Advent 3

Isaiah 35: 1-10; James 5: 7-10; Matthew 11: 2-11


It must be a sign of middle age and relative security that I find the hardest question for me to be asked lately is “what do you want for Christmas?”. It is also a sign of getting older that my honest answer to “what do you want for Christmas?” is “sleep”.

So this third Sunday in Advent is a gift for me… and anyone else who is feeling just a little bit harassed.

Here is Isaiah’s gift to us, from chapter 35:
Strength for the weak hands,
Firmness for the feeble knees.
The Lord says to those who are of a fearful heart,
"Be strong, do not fear!
Here is your God.

The greatest gift of Christmas is God’s presence in our world and in our lives. And it is a gift that we receive without even lifting a finger. More than that, it is a gift which promises us new strength, new grace, new and deeper reserves of love and joy and peace. Or as Isaiah puts it: “everlasting joy shall be upon their heads;
they shall obtain joy and gladness,
and sorrow and sighing shall flee away.”

Meanwhile the gift from the letter of James are the words telling us to be patient and to strengthen our hearts. At first this might seem like advice for the young at heart, who cannot wait for Christmas to come. Do you remember those days – when you impatiently counted down the sleeps before Christmas, feeling like it would never come?
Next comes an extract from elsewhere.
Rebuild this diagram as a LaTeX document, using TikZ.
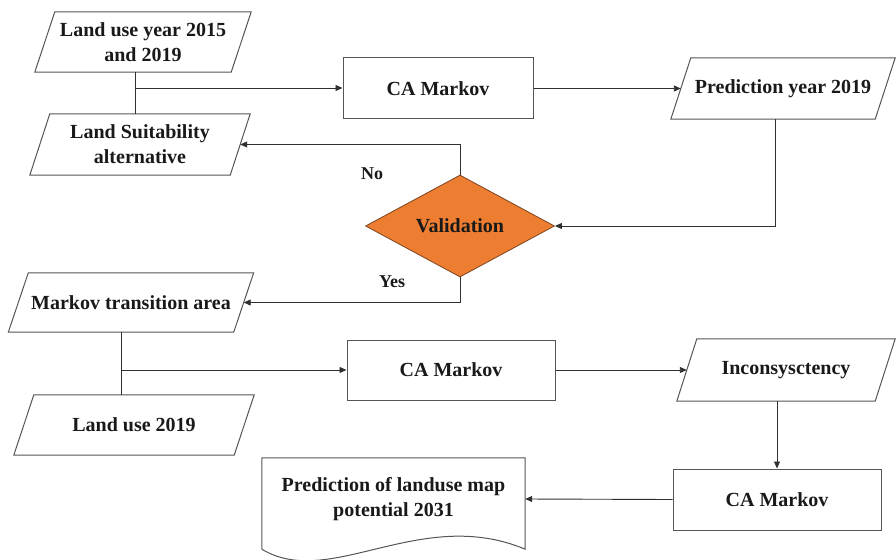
\documentclass[tikz,border=0pt]{standalone}
\usepackage{fontspec}
\setmainfont{Liberation Serif}
\usetikzlibrary{shapes.geometric,arrows.meta}
\definecolor{lineg}{HTML}{303030}
\definecolor{shapeg}{HTML}{555555}
\definecolor{valor}{HTML}{ED7D31}
\definecolor{valedge}{HTML}{7A4420}
\newcommand\mypara[1]{\draw[shapeline] ([xshift=10pt]#1.north west) -- ([xshift=10pt]#1.north east) -- ([xshift=-10pt]#1.south east) -- ([xshift=-10pt]#1.south west) -- cycle;}
\begin{document}
\begin{tikzpicture}[x=1pt,y=-1pt,
  txt/.style={font=\bfseries\fontsize{20}{25}\selectfont, text=black!90, align=center, inner sep=0pt},
  shapeline/.style={draw=shapeg, line width=1pt},
  boxnode/.style={txt, rectangle, shapeline},
  conn/.style={draw=lineg, line width=0.9pt},
  arr/.style={conn, -{Triangle[length=7pt,width=6pt]}},
  lbl/.style={font=\bfseries\fontsize{18}{22}\selectfont, text=black!90, inner sep=0pt}]
\useasboundingbox (0,0) rectangle (896,559);
% parallelogram nodes
\node[txt, minimum width=196pt, minimum height=60pt] (lu1) at (143,42) {Land use year 2015\\and 2019};
\node[txt, minimum width=200pt, minimum height=61pt] (ls) at (140,144.5) {Land Suitability\\alternative};
\node[txt, minimum width=204pt, minimum height=61pt] (pred) at (783,88.5) {Prediction year 2019};
\node[txt, minimum width=225pt, minimum height=59pt] (mta) at (131,302.5) {Markov transition area};
\node[txt, minimum width=220pt, minimum height=60pt] (lu19) at (134,425) {Land use 2019};
\node[txt, minimum width=198pt, minimum height=62pt] (inc) at (786,370) {Inconsysctency};
\mypara{lu1}
\mypara{ls}
\mypara{pred}
\mypara{mta}
\mypara{lu19}
\mypara{inc}
% boxes
\node[boxnode, minimum width=190pt, minimum height=61pt] (cam1) at (438,88.5) {CA Markov};
\node[boxnode, minimum width=208pt, minimum height=60pt] (cam2) at (451,370) {CA Markov};
\node[boxnode, minimum width=208pt, minimum height=61pt] (cam3) at (777,499.5) {CA Markov};
% diamond
\node[txt, diamond, aspect=1.85, minimum width=189pt, minimum height=102pt, fill=valor, draw=valedge, line width=0.8pt] (val) at (460,226) {Validation};
% document
\node[txt, minimum width=263pt, minimum height=82pt] (doc) at (393.5,499) {Prediction of landuse map\\potential 2031};
\draw[shapeline] ([yshift=-9pt]doc.south west) -- (doc.north west) -- (doc.north east) -- ([yshift=-9pt]doc.south east)
  .. controls +(-105,-44) and +(68,41) .. ([yshift=-9pt]doc.south west);
% connectors
\coordinate (j1) at (135,88);
\draw[conn] (j1 |- lu1.south) -- (j1 |- ls.north);
\draw[arr] (j1) -- (j1 -| cam1.west);
\draw[arr] (cam1.east) -- (pred.west);
\coordinate (p1) at (775,0);
\draw[arr] (p1 |- pred.south) |- (val.east);
\draw[arr] (val.north) |- (ls.east);
\draw[arr] (val.south) |- (mta.east);
\node[lbl] (no) at (372,174) {No};
\node[lbl] (yes) at (392,282) {Yes};
\coordinate (j2) at (121,370);
\draw[conn] (j2 |- mta.south) -- (j2 |- lu19.north);
\draw[arr] (j2) -- (j2 -| cam2.west);
\draw[arr] (cam2.east) -- (inc.west);
\draw[arr] (cam3.north |- inc.south) -- (cam3.north);
\draw[arr] (cam3.west) -- (doc.east);
\end{tikzpicture}
\end{document}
Now I expect you’re more likely to be caught saying ‘I can’t believe it’s only 10 days to Christmas – I’ll never be ready’.
For those who feel like they can’t wait, James says ‘be patient’.. and for those who feel hassled by all they have to do. James says ‘be patient’. God will come in Jesus. Nothing you do will make it happen sooner or be better. The gift of Christ is God’s idea – and God will make it happen, not any human plan.
I chose the carol, ‘O little town of Bethlehem’ for this service because I think it expresses perfectly this sense that the birth of Jesus Christ is an act of God, not a human event.

Bethlehem is asleep – every living soul. The hymn is full of references to all the things that human beings are not doing, while all the action is done by God, the angels, even the stars in the sky. We are left only to wonder and to sing of Immanuel - God come to us, abiding with us, entering our hearts. Be patient.

But I don’t believe that God means us to be complacent as we wait for the gift of love at Christmas. Isaiah and the other prophets speak about the coming of God’s kingdom when there will be peace and joy and love for all As we wait for God’s full purpose to be revealed we might find ourselves becoming restless, impatient. If Jesus came to be prince of peace, when will there be peace in Jerusalem, in Syria, in Afghanistan?
So we come to the gift of our gospel reading. I’d forgive you for wondering why we have had a reading not about the birth of Jesus, but from 30 years on, when Jesus has started his work and preaching. John the Baptist has baptised Jesus and then John has been put in prison for his condemnation of his ruler, Herod. John is beginning to wonder whether Jesus is the Messiah after all. He sends his disciples to ask “Are you the one, or must we look for another?”.
Jesus tells him to look at the evidence “the blind recover their sight, the lame walk, the lepers are made clean, the deaf hear, the dead are raised to life, the poor are brought good news”. If Jesus was a modern day teenager he would simply say to John ‘Am I the one? Like, duh!’.

Who else but the Messiah could do those things?
When all these good things happen, you know God is at work in his world. John knew it when he saw Jesus at work – but where might today’s world know it?
I want to give all of us a challenge today.
You know it’s Christmas because of the evidence all around you. But right at the heart of Christmas is this message that God came into the world in Jesus.
John the Baptist was challenged by Jesus to look for the signs around him and I believe we are each challenged to look for the evidence around us.
Look for goodness and new life, hope and joy in he world – and when you find them, look for the presence of God in them. You might hear in the Christmas story about Jesus Christ - who was the word made flesh 2000 years ago. But you might wonder how people can see & hear that for themselves, as John did? It is a challenge, sometimes, to see evidence of God’s gift of Gods presence to us – even in our 21st century world. How can the world of today see the human face of the one who is God with us? That can be a challenge.

But to those of us who follow Jesus Christ, it is even more challenging than that.
People need to see the face of Christ today in us – that’s why the church is sometimes called the body of Christ.

If Christmas is God’s gift to us of God’s own self, it is a gift which comes with an invitation and a challenge to be part of God’s gift to the world around us.

So if today you can accept the gift of Isaiah’s words, and the letter of James’ words, and the gift of John the Baptist’s experience of God in action, the be ready too to accept the challenge this gift brings.
Listen to the story the church tells; look at the love in the lives of the people who are part of the church; and think about what your part is going to be in showing the love of Jesus in the world.
Look for the evidence of God’s gift to the world – and then be prepared to be that evidence for the whole world. 
And may God help each one of us to live up to that challenge – in Jesus name. Amen.